1949 APBA Gold Cup
42nd Holding of Gold cup Race Set at Detroit Saturday
Two Kaiser Boats Among 27 Entered
20 Fastest Craft to Qualify in Trial-Run Plan Adopted for the Gold Cup Race
Rebuilt Tempo VI Tuned
1946 Winner Listed Again by Lombardo—Skip-A-Long of California in Field
by Clarence E. Lovejoy
This is Gold Cup week, at Detroit, two months earlier than usual and it will culminate Saturday afternoon with the forty-second running of the famous ninety-mile race that will bring together the country's leading fleet of unlimited power craft. At least twenty-seven nominations have been received by the American Power Boat Association, constituting perhaps the largest fleet in the forty-five-year history of the Gold Cup classic, which last year was won by Albin Fallon's Miss Great Lakes on a turbulent Detroit River so rough that nearly every other boat was wrecked.
The 1948 holocaust resulted in several rule changes, especially one that provides for qualifying trials to be held between Tuesday and Friday. This year in order to be eligible for the Gold Cup race the entering craft must run at least three laps over the official three-mile oval course and in at least one lap must maintain a speed average of sixty-five miles an hour or better.
This plan has been adopted to shake out any slow-moving boats that would needlessly and even dangerously clutter up the course. From among the twenty-seven nominees the twenty fastest craft will constitute the starting field and all will race together in the three heats on Saturday.
Aluminum First in Fleet
Lured from many parts of the country, the fleet, which will represent an investment of at least $2,000,000, includes new and as yet non-victorious craft, including Henry J. Kaiser's 32-foot double Allison Aluminum First and his 28-foot single Allison Hot Metal which earlier this month were taken to Lake Placid, NY, for one-mile speed trials but which had assorted breakages and stoppages and have since been in Detroit for new tests and tuning.
Presumably Guy Lombardo will not drive either Kaiser boat as he has entered his own Tempo VI, the rebuilt little speed ship which won the 1946 Gold Cup but which was wrecked at Detroit last summer and cost Lombardo a broken left arm. Now powered with a single Allison, Tempo VI will be one of Saturday's favorites.
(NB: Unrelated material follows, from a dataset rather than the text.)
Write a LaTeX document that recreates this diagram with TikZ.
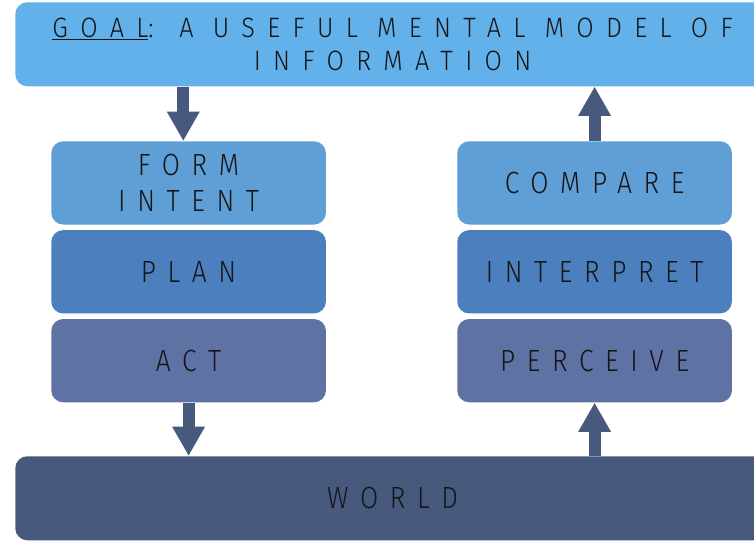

Tempo VI's former motor, the complicated Miller-Zumbach, has recently been acquired by Joe Van Blerck of Freeport, LI, for his Aljo, which in an early test this year at Ocean City, NJ, won the John Fite Memorial marathon handily. One of the last to enter the Gold Cup was Van Blerck's runner up at Ocean City, Daniel J. Murphy's Dee-Jay IV, which will run under the colors of the Ocean City YC and which if victorious would bring to Jersey waters next year's Gold Cup.
Both Kaiser boats as well as the heralded Skip-A-Long of California owned and driven by R. Stanley Dollar Jr. have been entered from the Lake Tahoe YC, which means that there is a good chance the 1950 Gold Cup may be moved to California's Sierra Lake. The majority of other entered craft will have Detroit sponsorship either by the Detroit YC or the Detroit River Association.
Fallon Expected to Drive
Instead of engaging a more experienced driver as he did last year Fallon is expected to pilot the defending Miss Great Lakes himself. Jack Schafer of Detroit will have two entries, Such Crust I and Such Crust II, and another serious contender will be Walter Dossin's Allison-powered Miss Pepsi.
A couple of New Jersey boats are included in the large fleet, Harry Lynn's Lahala II from Lake Hopatcong and Mel Crook's Betty V, which is a rebuilt displacement boat with new Allison power and which long before World War II was retired from speedboat racing as the undefeated champion of the National Red Bank Sweepstakes. Although a member of the New York Yacht Club, Crook, whose home is in Montclair, NJ, will race at Detroit under the entry of the New Jersey Outboard Association.
Probably only one foreign entry will appear, E. A. Wilson's Miss Canada IV of Ingersoll, ON, driven by his son, Harold. Latest word from Italy has indicated that Achille Castoldi will be unable to have his Sant Ambrogio II available as expected.